DATASET RECORDS
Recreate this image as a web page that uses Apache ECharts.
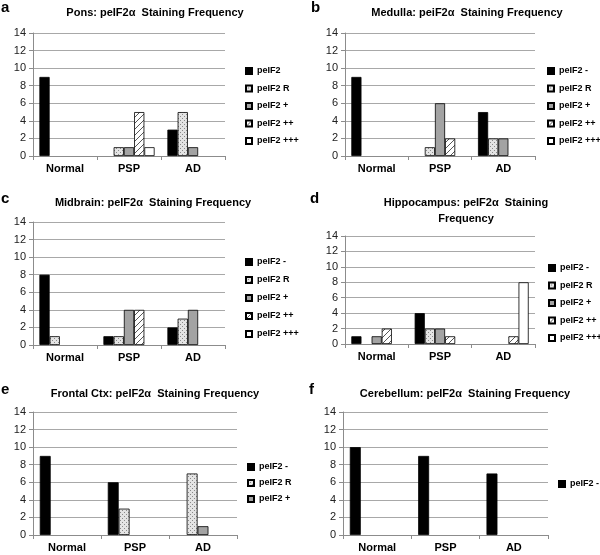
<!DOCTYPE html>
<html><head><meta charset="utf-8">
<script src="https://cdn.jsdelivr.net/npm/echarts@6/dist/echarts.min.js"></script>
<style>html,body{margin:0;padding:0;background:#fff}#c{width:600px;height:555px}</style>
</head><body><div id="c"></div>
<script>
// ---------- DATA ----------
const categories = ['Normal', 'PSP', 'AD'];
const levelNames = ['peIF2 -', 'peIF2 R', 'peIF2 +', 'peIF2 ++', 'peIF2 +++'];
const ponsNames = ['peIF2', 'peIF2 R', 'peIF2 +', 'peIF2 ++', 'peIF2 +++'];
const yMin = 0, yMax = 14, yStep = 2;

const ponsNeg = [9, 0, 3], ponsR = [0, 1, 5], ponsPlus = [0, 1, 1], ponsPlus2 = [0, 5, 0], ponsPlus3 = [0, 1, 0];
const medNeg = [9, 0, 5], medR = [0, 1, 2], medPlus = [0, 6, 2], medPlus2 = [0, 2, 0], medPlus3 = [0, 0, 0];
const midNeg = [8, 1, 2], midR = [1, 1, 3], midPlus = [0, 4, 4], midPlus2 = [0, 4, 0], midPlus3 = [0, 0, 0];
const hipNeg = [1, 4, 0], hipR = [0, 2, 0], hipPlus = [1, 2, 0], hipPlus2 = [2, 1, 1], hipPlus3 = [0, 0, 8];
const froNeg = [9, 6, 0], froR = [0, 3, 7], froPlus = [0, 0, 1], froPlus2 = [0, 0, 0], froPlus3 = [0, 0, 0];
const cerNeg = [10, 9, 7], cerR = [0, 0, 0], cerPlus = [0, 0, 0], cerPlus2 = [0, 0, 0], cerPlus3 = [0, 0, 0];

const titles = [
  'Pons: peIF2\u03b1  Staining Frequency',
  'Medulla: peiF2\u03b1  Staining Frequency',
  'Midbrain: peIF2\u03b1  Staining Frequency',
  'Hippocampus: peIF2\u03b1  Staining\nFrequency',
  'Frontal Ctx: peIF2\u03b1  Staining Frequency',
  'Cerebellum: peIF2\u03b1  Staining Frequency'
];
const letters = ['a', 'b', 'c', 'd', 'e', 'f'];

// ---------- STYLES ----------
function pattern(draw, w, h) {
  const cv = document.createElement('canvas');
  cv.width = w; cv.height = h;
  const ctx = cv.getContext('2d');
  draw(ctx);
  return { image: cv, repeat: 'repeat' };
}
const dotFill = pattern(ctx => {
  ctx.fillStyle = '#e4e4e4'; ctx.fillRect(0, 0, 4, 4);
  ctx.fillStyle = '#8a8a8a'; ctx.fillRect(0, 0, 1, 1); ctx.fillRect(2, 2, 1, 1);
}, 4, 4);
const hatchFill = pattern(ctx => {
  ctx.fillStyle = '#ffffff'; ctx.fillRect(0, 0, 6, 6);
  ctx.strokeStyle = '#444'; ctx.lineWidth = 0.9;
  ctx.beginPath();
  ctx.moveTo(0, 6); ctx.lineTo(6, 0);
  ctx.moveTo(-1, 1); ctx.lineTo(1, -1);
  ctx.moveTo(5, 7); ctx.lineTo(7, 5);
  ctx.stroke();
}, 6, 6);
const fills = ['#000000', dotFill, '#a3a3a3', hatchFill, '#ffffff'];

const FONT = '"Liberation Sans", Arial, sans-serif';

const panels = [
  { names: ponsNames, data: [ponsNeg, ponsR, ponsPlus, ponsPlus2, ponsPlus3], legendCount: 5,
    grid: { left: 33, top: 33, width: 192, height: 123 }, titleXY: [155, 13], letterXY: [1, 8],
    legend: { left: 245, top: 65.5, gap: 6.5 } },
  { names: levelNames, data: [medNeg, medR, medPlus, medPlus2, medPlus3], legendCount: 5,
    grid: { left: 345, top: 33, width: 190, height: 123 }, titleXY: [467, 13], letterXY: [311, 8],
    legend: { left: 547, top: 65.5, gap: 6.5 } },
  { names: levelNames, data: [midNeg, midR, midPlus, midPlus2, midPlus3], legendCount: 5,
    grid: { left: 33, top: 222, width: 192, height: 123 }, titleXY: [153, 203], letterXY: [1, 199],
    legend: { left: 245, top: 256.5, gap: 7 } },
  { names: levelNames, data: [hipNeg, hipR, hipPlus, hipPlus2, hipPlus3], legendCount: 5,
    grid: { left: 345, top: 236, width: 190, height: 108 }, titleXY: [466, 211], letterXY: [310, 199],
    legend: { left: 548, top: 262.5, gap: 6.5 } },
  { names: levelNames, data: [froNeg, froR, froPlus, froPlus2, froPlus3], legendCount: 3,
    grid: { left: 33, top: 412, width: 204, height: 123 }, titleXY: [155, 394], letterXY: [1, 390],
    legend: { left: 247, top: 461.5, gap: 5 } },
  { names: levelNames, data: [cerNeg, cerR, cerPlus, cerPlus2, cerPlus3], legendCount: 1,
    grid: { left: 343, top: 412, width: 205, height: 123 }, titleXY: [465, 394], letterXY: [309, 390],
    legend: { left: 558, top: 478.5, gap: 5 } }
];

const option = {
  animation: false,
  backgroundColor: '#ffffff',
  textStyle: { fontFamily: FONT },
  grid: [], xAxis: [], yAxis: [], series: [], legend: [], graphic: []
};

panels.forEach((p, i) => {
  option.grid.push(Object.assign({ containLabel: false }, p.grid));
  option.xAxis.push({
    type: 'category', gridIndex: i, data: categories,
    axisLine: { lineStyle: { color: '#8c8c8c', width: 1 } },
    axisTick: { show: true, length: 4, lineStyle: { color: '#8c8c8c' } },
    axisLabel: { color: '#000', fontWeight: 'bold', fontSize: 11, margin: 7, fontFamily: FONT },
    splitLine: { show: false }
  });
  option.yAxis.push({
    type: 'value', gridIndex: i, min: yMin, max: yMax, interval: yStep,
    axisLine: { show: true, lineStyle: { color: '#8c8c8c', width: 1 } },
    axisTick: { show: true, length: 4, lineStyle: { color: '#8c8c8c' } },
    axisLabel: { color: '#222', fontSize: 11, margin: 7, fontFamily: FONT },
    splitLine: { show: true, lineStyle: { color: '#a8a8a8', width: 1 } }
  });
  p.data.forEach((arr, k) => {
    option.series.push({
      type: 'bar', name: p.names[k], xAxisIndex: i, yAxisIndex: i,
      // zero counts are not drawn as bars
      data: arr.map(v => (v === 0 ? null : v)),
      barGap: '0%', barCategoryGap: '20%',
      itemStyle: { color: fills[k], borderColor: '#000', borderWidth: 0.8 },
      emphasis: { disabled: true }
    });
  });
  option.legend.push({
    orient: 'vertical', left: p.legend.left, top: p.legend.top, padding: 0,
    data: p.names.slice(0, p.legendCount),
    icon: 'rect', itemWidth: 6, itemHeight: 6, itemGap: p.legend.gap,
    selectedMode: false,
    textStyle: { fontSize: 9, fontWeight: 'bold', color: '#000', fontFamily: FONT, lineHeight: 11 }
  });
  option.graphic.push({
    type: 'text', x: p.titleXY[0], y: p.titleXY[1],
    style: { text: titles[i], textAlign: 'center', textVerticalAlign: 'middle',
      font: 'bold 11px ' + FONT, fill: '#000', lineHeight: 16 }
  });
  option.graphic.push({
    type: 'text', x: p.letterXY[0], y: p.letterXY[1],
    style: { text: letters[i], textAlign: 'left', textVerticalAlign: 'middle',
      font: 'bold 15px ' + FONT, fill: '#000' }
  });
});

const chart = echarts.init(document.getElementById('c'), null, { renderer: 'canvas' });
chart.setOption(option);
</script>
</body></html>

---

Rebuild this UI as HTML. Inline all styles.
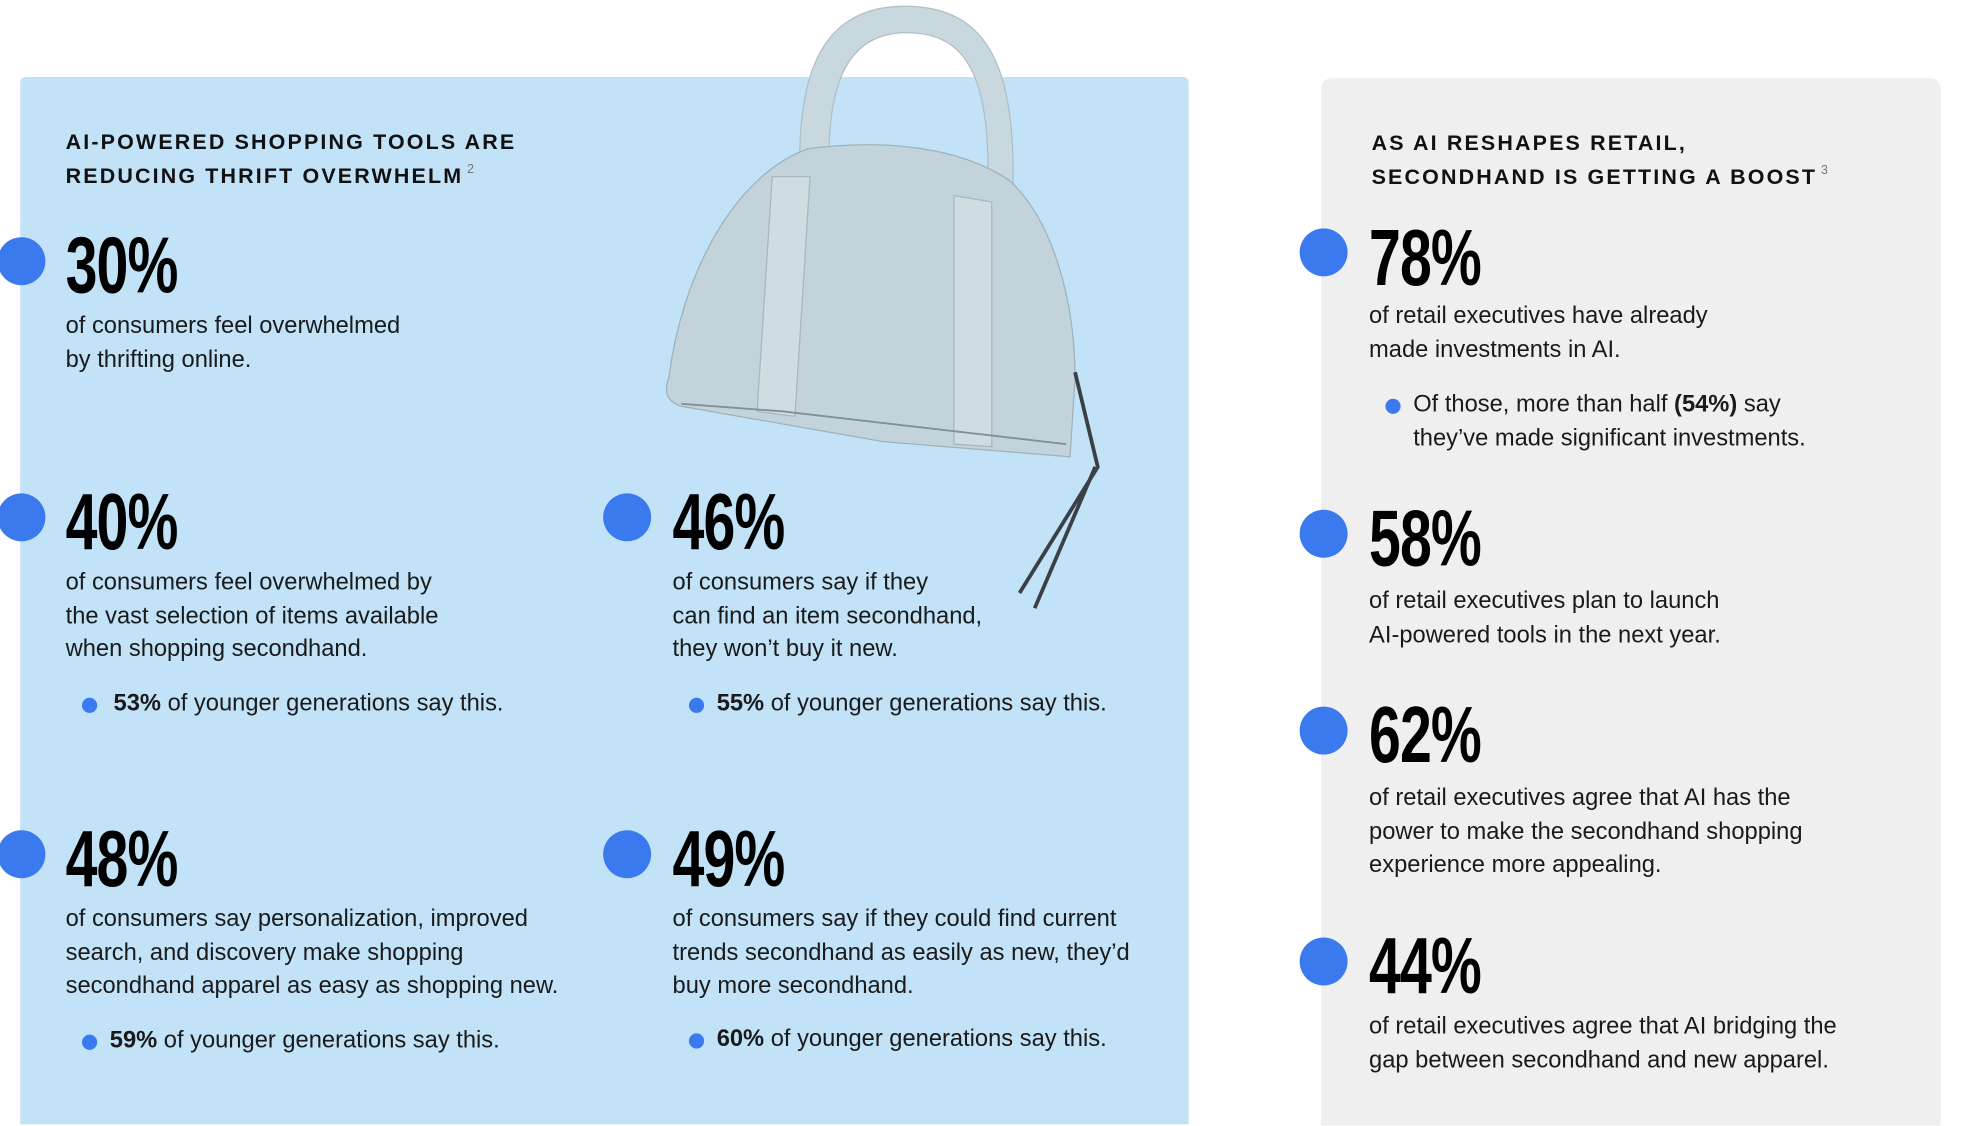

* * *

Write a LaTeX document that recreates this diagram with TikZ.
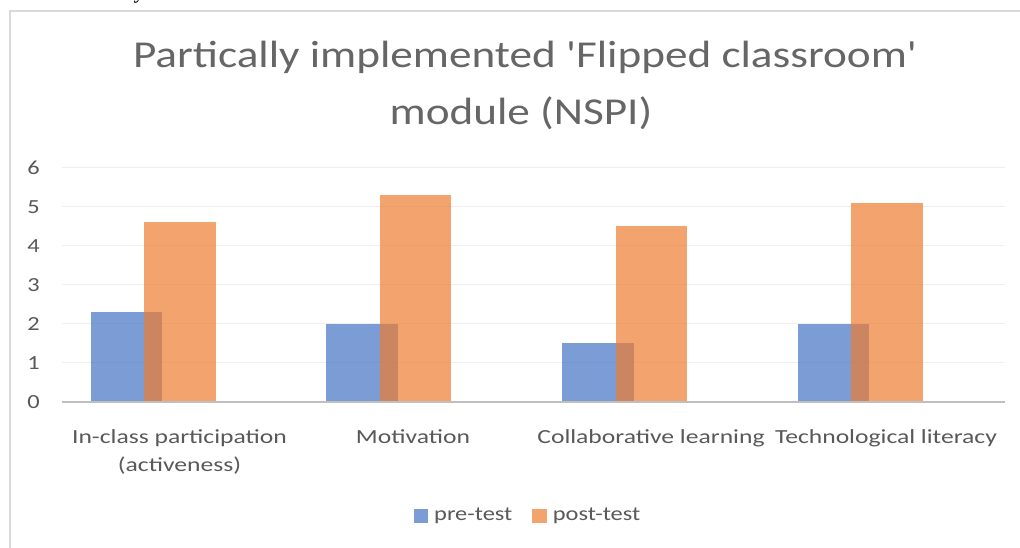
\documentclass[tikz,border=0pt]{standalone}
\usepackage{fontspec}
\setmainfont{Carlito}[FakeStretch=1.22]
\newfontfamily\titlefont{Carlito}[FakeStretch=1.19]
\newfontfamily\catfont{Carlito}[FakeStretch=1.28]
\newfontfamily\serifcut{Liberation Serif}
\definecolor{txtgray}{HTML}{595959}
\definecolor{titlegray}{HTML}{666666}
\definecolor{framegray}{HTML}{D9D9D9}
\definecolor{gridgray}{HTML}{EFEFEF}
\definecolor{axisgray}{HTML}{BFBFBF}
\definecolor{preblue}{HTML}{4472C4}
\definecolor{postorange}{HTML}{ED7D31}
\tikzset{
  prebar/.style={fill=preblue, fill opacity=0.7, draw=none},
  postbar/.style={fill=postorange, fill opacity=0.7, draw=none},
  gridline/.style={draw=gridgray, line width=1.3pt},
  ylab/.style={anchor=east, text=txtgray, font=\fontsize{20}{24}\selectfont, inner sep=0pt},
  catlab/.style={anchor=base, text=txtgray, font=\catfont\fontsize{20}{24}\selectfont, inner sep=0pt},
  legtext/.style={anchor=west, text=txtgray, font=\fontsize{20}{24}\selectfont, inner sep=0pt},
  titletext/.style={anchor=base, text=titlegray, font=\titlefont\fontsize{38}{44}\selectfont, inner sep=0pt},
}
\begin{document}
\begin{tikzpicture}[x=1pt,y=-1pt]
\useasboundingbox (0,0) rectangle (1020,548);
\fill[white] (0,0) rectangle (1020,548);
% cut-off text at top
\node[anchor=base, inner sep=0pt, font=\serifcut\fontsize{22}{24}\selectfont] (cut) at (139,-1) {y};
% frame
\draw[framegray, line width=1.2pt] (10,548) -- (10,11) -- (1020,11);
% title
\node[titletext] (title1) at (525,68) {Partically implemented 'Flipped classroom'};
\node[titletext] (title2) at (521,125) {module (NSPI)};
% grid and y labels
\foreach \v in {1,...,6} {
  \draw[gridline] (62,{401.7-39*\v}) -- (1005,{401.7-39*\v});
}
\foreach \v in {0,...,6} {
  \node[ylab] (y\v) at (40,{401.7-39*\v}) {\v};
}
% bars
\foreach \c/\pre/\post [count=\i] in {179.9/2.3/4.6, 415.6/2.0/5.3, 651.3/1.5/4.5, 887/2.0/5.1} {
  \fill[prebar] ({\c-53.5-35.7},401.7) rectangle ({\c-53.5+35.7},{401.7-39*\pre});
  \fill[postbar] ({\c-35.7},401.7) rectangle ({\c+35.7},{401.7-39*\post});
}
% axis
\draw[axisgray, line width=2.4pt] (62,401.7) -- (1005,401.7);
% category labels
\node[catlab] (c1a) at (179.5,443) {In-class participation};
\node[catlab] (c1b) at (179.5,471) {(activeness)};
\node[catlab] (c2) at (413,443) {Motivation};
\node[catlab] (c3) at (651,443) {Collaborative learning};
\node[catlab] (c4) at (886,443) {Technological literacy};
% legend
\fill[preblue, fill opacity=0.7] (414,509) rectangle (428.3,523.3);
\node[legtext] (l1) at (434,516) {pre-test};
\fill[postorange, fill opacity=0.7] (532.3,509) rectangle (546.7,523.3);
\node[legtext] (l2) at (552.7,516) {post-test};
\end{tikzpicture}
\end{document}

EXERCISE TASK
Above are records; repeat only the lines from the line with "Recreate this image" through the line with "const cerNeg = [10, 9, 7], cerR", and leave pictures out.

SOLUTION TO THE EXERCISE
Recreate this image as a web page that uses Apache ECharts.
<!DOCTYPE html>
<html><head><meta charset="utf-8">
<script src="https://cdn.jsdelivr.net/npm/echarts@6/dist/echarts.min.js"></script>
<style>html,body{margin:0;padding:0;background:#fff}#c{width:600px;height:555px}</style>
</head><body><div id="c"></div>
<script>
// ---------- DATA ----------
const categories = ['Normal', 'PSP', 'AD'];
const levelNames = ['peIF2 -', 'peIF2 R', 'peIF2 +', 'peIF2 ++', 'peIF2 +++'];
const ponsNames = ['peIF2', 'peIF2 R', 'peIF2 +', 'peIF2 ++', 'peIF2 +++'];
const yMin = 0, yMax = 14, yStep = 2;

const ponsNeg = [9, 0, 3], ponsR = [0, 1, 5], ponsPlus = [0, 1, 1], ponsPlus2 = [0, 5, 0], ponsPlus3 = [0, 1, 0];
const medNeg = [9, 0, 5], medR = [0, 1, 2], medPlus = [0, 6, 2], medPlus2 = [0, 2, 0], medPlus3 = [0, 0, 0];
const midNeg = [8, 1, 2], midR = [1, 1, 3], midPlus = [0, 4, 4], midPlus2 = [0, 4, 0], midPlus3 = [0, 0, 0];
const hipNeg = [1, 4, 0], hipR = [0, 2, 0], hipPlus = [1, 2, 0], hipPlus2 = [2, 1, 1], hipPlus3 = [0, 0, 8];
const froNeg = [9, 6, 0], froR = [0, 3, 7], froPlus = [0, 0, 1], froPlus2 = [0, 0, 0], froPlus3 = [0, 0, 0];
const cerNeg = [10, 9, 7], cerR = [0, 0, 0], cerPlus = [0, 0, 0], cerPlus2 = [0, 0, 0], cerPlus3 = [0, 0, 0];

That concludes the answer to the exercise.